#### [EXERCISE GOAL]
Restate, exactly and without pictures, the lines from the start of the listing below through the line holding "from matplotlib.patches import Rectangle".

——————————

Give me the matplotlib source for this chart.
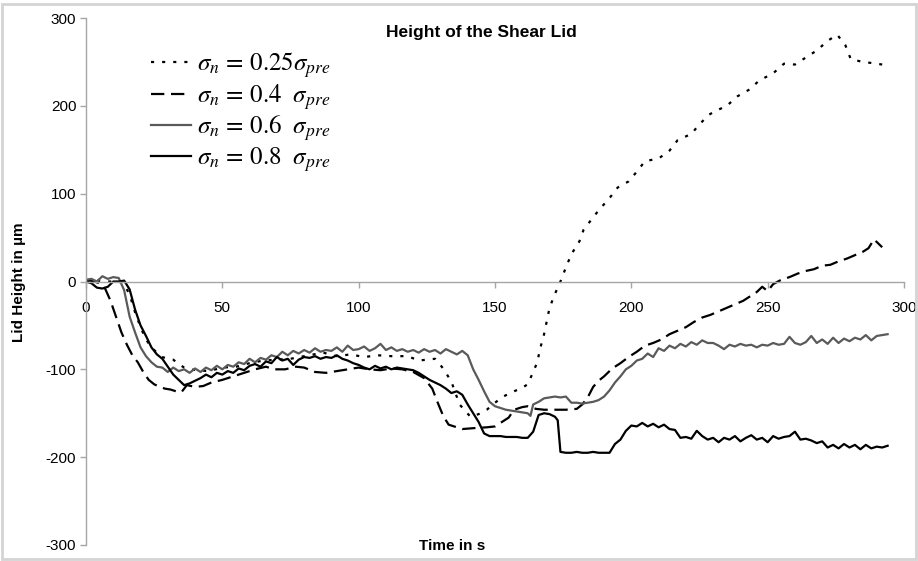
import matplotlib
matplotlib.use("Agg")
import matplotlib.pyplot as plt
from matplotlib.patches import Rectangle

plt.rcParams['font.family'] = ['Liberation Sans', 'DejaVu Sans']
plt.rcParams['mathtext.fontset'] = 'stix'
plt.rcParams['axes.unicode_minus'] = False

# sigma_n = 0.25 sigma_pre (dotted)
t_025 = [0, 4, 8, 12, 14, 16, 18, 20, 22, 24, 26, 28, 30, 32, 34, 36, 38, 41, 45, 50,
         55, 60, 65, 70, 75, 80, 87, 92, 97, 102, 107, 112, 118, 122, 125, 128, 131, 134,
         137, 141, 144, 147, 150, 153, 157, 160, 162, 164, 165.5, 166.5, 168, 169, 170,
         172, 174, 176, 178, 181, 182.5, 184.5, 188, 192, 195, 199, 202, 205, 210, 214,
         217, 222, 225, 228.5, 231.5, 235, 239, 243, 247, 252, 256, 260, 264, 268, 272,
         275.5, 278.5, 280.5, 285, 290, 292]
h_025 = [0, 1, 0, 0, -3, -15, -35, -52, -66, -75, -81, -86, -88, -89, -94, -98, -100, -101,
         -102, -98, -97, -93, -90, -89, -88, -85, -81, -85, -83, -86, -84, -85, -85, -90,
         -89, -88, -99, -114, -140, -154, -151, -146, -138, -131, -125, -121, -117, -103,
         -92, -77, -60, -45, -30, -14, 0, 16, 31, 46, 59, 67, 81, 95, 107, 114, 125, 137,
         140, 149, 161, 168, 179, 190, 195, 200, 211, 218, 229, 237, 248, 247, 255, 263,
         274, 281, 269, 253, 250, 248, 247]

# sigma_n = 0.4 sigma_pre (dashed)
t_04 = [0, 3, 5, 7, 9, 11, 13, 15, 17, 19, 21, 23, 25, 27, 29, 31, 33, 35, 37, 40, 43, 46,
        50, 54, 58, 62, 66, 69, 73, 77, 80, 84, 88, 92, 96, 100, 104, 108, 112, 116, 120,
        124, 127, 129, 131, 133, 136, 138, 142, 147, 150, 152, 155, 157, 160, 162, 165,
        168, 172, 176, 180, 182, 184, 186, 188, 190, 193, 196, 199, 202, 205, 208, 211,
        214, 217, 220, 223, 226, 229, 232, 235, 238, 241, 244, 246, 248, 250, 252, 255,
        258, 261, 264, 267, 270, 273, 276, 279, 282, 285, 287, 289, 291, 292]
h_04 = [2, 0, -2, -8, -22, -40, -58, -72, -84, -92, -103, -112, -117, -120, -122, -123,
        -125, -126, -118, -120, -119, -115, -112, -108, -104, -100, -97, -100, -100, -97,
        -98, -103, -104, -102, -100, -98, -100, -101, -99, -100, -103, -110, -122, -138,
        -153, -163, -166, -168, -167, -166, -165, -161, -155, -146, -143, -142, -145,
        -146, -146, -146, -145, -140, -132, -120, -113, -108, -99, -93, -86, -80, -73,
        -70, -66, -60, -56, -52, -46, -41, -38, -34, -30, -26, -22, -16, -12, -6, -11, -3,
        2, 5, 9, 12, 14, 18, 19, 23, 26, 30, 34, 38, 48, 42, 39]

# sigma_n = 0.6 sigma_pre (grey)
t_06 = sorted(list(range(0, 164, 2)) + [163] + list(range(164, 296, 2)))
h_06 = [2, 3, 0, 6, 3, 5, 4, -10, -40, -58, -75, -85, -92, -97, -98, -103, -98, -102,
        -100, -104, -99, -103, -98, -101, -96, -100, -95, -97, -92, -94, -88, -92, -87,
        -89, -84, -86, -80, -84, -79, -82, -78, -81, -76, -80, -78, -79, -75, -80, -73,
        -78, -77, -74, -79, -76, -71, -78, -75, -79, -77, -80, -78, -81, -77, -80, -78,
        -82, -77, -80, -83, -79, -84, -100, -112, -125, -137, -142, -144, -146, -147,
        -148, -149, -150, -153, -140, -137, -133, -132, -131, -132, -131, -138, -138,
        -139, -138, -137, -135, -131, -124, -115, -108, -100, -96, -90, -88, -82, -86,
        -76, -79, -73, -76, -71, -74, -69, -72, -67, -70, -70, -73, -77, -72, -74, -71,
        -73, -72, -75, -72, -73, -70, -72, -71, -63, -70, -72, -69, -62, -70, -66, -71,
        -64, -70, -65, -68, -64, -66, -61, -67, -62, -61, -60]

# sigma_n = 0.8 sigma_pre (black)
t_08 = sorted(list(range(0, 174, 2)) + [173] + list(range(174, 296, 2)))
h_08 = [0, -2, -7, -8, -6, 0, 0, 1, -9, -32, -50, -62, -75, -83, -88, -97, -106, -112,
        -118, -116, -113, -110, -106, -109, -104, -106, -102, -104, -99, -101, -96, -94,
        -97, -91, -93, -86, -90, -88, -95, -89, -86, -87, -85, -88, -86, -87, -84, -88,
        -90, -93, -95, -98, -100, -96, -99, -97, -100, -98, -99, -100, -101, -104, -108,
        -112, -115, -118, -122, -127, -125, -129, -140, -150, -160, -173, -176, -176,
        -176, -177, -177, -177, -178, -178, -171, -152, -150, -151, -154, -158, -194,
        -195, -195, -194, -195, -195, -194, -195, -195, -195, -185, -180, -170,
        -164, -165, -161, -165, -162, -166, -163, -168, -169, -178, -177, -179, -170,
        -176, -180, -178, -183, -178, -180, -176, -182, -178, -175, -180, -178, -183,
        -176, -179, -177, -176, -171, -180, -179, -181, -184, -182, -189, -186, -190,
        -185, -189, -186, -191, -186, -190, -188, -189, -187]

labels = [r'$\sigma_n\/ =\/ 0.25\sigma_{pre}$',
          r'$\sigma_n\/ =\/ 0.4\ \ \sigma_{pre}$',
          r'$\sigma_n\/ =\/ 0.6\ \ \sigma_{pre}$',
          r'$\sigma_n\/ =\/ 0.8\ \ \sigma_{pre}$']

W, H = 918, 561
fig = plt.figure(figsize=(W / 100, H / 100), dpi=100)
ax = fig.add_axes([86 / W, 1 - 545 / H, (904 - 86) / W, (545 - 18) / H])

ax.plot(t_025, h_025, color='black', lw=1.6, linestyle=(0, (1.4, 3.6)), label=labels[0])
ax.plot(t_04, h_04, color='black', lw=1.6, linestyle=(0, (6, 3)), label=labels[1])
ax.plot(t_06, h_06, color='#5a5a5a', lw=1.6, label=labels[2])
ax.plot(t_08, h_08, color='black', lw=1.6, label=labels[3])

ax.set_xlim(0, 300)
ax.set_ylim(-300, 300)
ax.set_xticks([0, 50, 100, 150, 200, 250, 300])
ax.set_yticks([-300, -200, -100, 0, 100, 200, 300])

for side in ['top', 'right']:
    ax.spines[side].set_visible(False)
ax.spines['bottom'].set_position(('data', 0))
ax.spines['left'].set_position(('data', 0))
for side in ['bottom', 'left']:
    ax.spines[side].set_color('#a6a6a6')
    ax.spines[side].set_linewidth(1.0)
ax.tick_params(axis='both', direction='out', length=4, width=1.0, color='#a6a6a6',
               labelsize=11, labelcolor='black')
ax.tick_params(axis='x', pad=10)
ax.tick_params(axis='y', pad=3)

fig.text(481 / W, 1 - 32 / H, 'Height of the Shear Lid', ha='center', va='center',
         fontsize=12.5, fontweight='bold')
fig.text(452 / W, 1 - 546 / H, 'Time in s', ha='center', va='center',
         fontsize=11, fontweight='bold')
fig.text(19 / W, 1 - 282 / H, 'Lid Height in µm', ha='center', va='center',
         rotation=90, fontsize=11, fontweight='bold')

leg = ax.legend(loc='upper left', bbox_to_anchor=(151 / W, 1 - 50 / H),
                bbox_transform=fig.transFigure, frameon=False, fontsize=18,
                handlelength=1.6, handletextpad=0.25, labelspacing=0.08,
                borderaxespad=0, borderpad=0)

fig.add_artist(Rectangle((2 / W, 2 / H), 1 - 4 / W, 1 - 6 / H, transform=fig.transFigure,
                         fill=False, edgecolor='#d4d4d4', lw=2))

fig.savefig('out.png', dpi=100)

——————————

#### [RESULT OF THIS TASK]
Give me the matplotlib source for this chart.
import matplotlib
matplotlib.use("Agg")
import matplotlib.pyplot as plt
from matplotlib.patches import Rectangle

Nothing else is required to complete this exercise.